--- Begin MATERIALS PROVIDED ---

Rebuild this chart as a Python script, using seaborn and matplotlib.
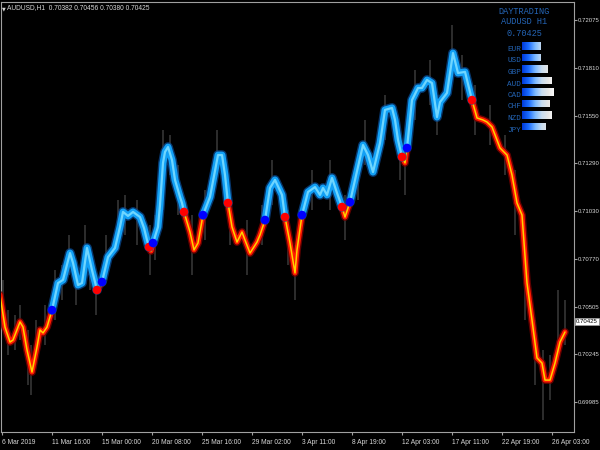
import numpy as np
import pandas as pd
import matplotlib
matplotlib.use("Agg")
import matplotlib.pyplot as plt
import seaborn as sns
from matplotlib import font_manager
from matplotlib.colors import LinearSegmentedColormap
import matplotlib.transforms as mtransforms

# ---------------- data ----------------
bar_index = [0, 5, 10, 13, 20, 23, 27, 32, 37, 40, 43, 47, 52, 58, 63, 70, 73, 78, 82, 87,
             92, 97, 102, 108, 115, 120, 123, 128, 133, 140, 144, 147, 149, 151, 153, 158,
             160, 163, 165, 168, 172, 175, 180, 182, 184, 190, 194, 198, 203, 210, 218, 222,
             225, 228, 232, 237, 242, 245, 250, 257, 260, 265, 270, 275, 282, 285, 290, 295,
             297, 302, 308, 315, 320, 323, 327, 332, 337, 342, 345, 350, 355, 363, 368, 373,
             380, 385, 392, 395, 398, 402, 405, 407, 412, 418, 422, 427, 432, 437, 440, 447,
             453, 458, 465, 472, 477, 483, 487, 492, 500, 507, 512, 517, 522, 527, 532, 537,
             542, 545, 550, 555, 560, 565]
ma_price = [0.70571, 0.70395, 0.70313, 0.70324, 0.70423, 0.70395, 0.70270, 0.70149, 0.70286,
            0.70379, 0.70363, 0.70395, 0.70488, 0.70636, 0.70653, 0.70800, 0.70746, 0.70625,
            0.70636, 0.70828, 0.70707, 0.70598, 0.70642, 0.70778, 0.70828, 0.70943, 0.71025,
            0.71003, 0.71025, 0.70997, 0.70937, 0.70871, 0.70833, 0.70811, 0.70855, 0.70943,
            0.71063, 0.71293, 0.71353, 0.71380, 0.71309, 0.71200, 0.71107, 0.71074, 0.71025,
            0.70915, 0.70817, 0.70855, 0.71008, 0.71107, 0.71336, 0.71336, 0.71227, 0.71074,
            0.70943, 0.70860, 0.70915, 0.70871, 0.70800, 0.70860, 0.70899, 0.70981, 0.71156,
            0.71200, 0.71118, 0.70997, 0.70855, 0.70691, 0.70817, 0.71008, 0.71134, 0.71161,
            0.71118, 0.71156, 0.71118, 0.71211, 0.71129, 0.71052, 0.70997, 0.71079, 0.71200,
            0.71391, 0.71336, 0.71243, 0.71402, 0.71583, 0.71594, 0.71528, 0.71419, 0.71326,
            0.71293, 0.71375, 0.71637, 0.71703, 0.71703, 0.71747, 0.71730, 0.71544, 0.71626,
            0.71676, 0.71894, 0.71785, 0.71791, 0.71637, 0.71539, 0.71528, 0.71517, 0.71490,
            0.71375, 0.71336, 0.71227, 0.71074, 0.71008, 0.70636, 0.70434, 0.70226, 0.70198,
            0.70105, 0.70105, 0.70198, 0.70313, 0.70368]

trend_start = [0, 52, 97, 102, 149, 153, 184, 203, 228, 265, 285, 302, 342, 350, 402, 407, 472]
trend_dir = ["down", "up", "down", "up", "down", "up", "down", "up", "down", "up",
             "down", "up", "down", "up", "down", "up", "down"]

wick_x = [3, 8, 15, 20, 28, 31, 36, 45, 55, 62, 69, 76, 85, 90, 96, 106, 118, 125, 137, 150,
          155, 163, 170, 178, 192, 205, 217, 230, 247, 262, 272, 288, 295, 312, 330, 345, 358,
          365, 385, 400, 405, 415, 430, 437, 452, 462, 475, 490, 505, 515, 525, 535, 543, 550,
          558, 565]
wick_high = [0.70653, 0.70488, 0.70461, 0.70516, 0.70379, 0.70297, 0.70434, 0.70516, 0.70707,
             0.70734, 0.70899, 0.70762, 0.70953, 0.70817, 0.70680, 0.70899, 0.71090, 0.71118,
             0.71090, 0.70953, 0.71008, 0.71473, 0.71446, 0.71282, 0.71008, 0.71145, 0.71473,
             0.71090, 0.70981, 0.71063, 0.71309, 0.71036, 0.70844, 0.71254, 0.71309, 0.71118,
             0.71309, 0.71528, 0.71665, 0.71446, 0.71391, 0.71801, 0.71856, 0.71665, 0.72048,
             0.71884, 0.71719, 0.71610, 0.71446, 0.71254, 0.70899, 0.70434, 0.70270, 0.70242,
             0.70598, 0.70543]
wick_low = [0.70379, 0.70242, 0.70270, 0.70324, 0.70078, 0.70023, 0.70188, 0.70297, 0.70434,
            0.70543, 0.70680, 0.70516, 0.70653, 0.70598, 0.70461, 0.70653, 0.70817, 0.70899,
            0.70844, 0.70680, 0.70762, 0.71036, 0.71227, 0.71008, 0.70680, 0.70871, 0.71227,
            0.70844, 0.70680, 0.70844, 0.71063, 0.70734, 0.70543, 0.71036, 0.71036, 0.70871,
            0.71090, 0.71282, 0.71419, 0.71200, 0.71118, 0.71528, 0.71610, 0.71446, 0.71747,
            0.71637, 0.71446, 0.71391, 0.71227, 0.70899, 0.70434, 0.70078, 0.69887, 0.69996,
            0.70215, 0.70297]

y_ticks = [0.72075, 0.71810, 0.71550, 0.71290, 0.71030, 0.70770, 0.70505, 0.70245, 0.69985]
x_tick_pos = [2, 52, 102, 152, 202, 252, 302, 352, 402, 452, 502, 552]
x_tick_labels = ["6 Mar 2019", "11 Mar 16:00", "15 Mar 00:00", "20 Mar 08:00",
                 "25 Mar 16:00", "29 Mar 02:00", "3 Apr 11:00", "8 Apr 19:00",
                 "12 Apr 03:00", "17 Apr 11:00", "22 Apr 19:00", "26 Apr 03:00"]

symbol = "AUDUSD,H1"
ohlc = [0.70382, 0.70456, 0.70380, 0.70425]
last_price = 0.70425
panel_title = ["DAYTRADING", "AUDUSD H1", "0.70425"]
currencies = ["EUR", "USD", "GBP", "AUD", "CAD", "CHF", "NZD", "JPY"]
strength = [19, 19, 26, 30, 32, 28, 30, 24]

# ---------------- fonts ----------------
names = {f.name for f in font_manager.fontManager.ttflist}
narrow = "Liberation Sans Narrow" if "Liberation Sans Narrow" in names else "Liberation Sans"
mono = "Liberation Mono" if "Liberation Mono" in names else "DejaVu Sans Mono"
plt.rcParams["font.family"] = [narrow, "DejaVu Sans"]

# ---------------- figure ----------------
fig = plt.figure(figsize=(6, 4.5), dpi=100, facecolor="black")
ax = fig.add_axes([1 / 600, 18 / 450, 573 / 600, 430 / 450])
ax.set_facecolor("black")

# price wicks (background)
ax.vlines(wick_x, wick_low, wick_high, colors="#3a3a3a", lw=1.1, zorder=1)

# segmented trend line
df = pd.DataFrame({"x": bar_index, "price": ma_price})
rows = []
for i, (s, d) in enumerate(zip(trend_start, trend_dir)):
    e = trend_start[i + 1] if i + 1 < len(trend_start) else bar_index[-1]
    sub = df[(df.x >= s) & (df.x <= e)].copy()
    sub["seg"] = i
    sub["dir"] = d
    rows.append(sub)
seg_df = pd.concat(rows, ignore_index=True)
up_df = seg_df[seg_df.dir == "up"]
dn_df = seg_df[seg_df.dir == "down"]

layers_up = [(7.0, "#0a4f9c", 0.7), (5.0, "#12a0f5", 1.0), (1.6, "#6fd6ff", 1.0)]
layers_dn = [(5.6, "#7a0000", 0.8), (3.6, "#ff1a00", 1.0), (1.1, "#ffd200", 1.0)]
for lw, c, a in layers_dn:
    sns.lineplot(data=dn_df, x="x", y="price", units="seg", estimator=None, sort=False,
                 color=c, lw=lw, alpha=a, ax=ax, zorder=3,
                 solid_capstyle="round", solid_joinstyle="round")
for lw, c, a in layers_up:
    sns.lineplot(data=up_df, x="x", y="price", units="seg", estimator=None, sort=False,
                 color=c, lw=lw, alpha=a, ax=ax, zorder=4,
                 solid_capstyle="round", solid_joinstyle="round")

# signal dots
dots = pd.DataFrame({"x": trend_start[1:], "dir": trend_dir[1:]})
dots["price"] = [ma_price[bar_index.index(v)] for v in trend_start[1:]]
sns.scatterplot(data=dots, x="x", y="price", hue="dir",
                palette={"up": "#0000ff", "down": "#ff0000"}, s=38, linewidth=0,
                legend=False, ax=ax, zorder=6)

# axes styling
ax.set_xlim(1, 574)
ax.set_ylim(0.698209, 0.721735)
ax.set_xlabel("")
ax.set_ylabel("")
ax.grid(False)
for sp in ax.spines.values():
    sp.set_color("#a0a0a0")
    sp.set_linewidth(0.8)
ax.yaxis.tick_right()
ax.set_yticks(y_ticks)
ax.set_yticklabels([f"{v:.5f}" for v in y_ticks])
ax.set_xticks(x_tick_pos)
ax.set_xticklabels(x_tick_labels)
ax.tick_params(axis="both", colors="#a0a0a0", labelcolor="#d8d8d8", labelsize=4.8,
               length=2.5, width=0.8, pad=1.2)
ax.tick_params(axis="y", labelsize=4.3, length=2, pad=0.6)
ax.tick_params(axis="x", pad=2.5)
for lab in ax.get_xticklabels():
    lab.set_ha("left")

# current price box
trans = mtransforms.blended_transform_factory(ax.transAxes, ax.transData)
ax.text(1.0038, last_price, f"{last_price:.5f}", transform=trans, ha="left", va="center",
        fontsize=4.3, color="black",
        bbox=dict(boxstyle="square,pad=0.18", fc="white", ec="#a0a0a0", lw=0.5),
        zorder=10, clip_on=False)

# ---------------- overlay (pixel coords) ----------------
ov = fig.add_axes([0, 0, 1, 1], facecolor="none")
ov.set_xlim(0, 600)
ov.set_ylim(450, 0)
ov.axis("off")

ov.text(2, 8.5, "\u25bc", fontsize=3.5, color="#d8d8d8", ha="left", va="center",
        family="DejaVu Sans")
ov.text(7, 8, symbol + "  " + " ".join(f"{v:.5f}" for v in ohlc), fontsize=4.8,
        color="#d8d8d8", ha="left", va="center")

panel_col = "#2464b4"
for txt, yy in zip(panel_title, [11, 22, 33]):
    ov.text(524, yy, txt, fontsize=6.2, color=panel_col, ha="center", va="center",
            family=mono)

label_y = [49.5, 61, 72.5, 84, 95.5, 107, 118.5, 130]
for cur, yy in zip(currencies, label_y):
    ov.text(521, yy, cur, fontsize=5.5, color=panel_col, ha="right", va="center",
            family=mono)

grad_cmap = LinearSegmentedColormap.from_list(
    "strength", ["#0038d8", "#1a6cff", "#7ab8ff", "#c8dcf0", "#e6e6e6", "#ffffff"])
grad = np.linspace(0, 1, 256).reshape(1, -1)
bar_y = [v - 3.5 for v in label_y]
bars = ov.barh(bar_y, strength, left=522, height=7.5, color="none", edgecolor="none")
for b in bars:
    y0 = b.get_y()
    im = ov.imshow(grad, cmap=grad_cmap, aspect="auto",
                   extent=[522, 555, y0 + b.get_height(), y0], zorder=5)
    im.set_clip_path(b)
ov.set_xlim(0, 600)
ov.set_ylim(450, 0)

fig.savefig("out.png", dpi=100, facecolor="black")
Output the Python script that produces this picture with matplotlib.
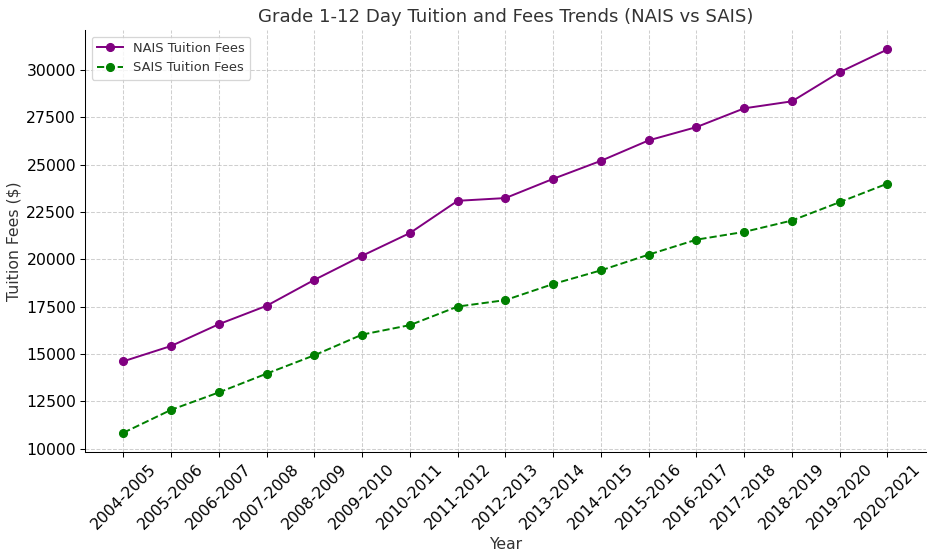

--- End MATERIALS PROVIDED ---

### [YOUR OBJECTIVE]
Repeat the listing above exactly from its first line to the line containing "import matplotlib.transforms as mtransforms", both included, and omit the pictures.

### [ANSWER TO THE TASK]
Rebuild this chart as a Python script, using seaborn and matplotlib.
import numpy as np
import pandas as pd
import matplotlib
matplotlib.use("Agg")
import matplotlib.pyplot as plt
import seaborn as sns
from matplotlib import font_manager
from matplotlib.colors import LinearSegmentedColormap
import matplotlib.transforms as mtransforms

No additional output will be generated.